Итак, одним мощным рывком мы приблизились уже к Вашей полемике с Луманом, о которой тоже нельзя забывать, если дело касается Ваших изысканий относительно философского дискурса о модерне…
Вы правы, и эта тема уже выходит за границы нашего разговора. Тем более что проблема «рациональной реконструкции», о которой я заговорил в излишних подробностях, – это еще не ответ на ваш исходный вопрос о роли диалектики. Во времена «спора о позитивизме» за негативную диалектику Адорно никто еще не брался, так что ее следов в тогдашней методологической дискуссии искать не стоит. Гегелевская же диалектика, в моем понимании, – это вообще не «логика» в строгом смысле, а скорее учение о категориях, и учение это, несмотря на чрезмерные обобщения у самого Гегеля, вполне приспособлено для решения одной специфической проблемы, особенно остро поставленной у Маркса: в каких понятиях может быть разрешен вопрос о динамике и формах протекания социальных кризисов в «буржуазных», то есть на тот момент современных, сравнительно либеральных капиталистических обществах?
Мы уже говорили о том, что Гегель понимал современный опыт социального кризиса как дезинтегративный водоворот, затягивающий в себя «нравственные» жизненные формы; ответом у него служило освобождение от разлада жизненных условий через перемену в расстановке между «особенным» и «всеобщим». Эти категории соотносятся с распадом и восстановлением наличествующей «тотальности», которая характеризуется своей способностью естественным образом интегрировать единичное, особенное и всеобщее.
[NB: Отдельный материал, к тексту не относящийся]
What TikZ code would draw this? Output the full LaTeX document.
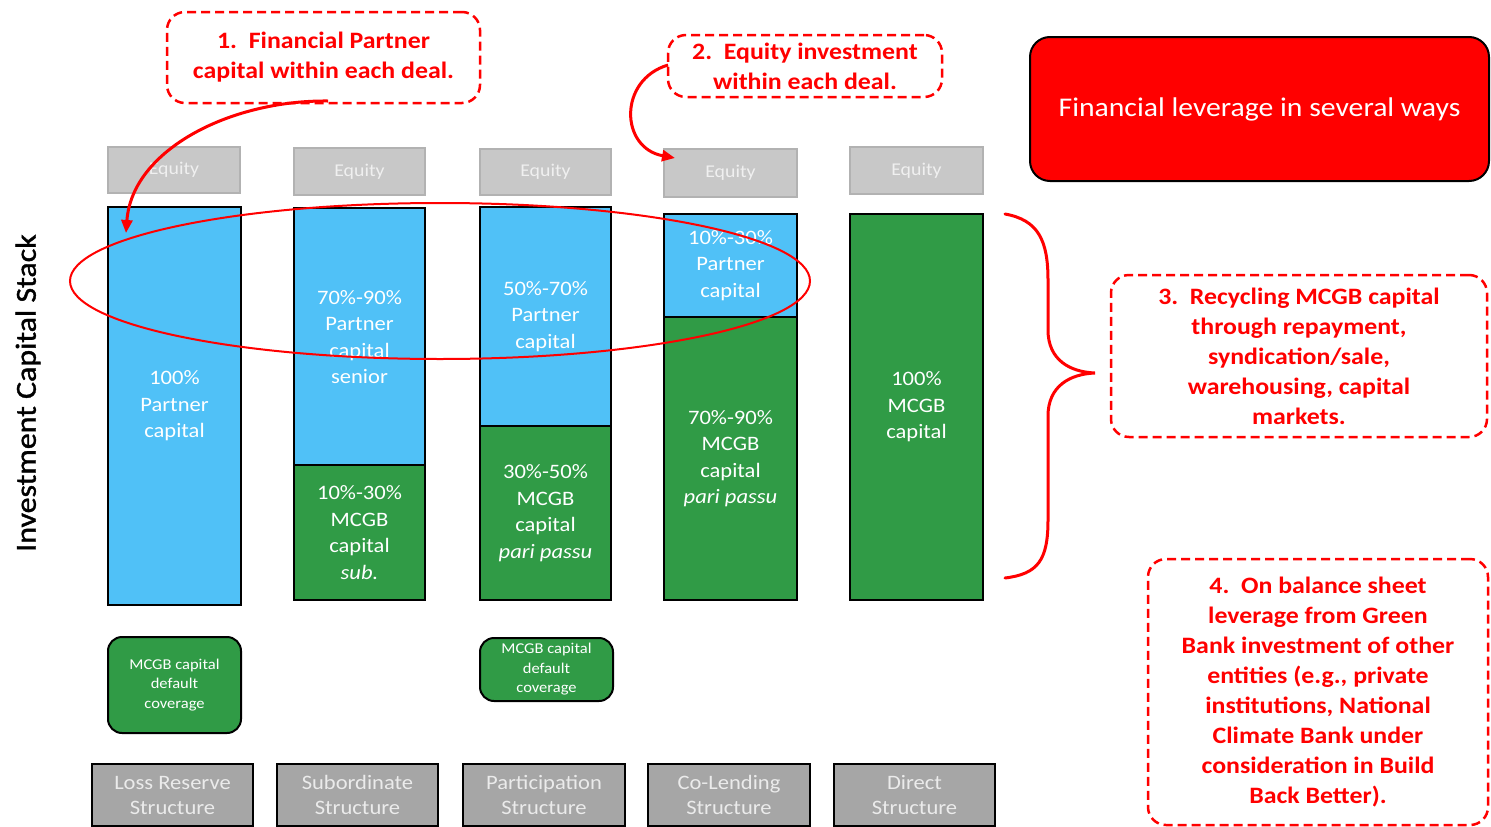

В посвященной Гегелю главе из моей последней книги я постарался с применением лингвопрагматического инструментария как можно подробнее разобрать этот опыт кризиса и примирения в усложняющемся обществе и в условиях нарастающей индивидуации [1]. Именно таким образом выявляется, что гегелевское понятие о тотальности и вся к нему относящаяся диалектика тесно связаны с самоописанием личностей, взаимно признающих принадлежность друг друга к достаточно интегрированной форме жизни [2]. Нормативное значение основных логических понятий из гегелевской диалектики я объясняю на основании перформативного смысла личных местоимений, которыми сами участники процесса – со своей внутренней перспективы – неизменно вынуждены пользоваться, дабы выразить состояние своей принадлежности к более или менее интегральным или, наоборот, распадающимся жизненным формам, – или состояние своей от них отчужденности. Ведь образ индивидуальности – или нетождественности – другого человека, одновременно отличительный, но как таковой с объективирующей точки зрения описывающего наблюдателя не осязаемый, может быть (как минимум в пространстве языка) воспринят самим этим другим, когда он говорит о себе «я», переходя таким образом от третьего лица (перспективы наблюдателя) к первому (перспективе наблюдаемого индивидуума); пусть даже образ индивидуальности дается здесь не как таковой, а разве что в виде незавершимого автобиографического обрамления.
Вот поэтому центральные понятия гегелевской диалектики, с моей точки зрения, изначально были применимы только к коллективному, к говорящему «мы» самоописанию одного специфического опыта, а именно – того опыта кризиса в современном обществе, который Гегель исследовал в своей философии права. Если же отказаться от локального приложения и в объективирующем духе применять этот понятийный аппарат ко всему сущему, к природе и духу в целом, – как это делал сам Гегель, – то в таком случае по умолчанию возникает обобщение в духе философии истории. Ведь тогда все общественные феномены априори рассматриваются как проявления кризиса, который не просто нуждается в разрешении с точки зрения всех причастных, а будет разрешен с диалектической необходимостью – пусть и не навсегда.
Раз по итогам «спора о позитивизме», как следует из Вашего развернутого обзора, Вы допускаете лишь весьма ограниченное применение диалектики, то мы просто не можем не возвратиться, опять же, к вопросу о вашем отношении к негативной диалектике Адорно.
Да, здесь есть фундаментальное различие, которое я рассматривал в своих лекциях по философскому дискурсу о модерне. Адорно, как я уже упоминал, соотносит «нетождественность», подавленную в гегелевской «тотальности», не только с неповторимостью и со сложившейся под влиянием жизненно-исторических факторов индивидуальностью личности, но еще и с уникальностью всех тех черт и оттенков, которые неизбежно выпадают при обобщенно-понятийном описании объекта. При этом, говоря о потере неповторимых черт, Адорно затрагивает не одну только личностную уникальность. Нетождественность, ускользающую от нашего познания и недоступную для прямого постижения, он понимает в куда более радикальном духе: как отражение всего нормативного содержания, которое подавляется повсеместно искаженной общественной жизнью и которого при этом человеку всегда недостает как такового. Нетождественное для Адорно – это обратная сторона тотализированной власти и угнетения. С этим образом перевернутого мира, причем перевернутого от самых оснований, я, может быть, когда-то и заигрывал, работая над «Мировыми эпохами» Шеллинга [3], однако в целом такой подход у меня не прижился. Тем не менее сама эта радикальная мыслительная фигура многое, по-моему, говорит о том беспокойстве, которое досталось постметафизике от религиозных традиций: негативная диалектика стремится изведать глубины этого коренным образом «перевернутого» мира, прочесть «зеркальное письмо своей противоположности» – чтобы пробудить надежду, рожденную от отчаяния.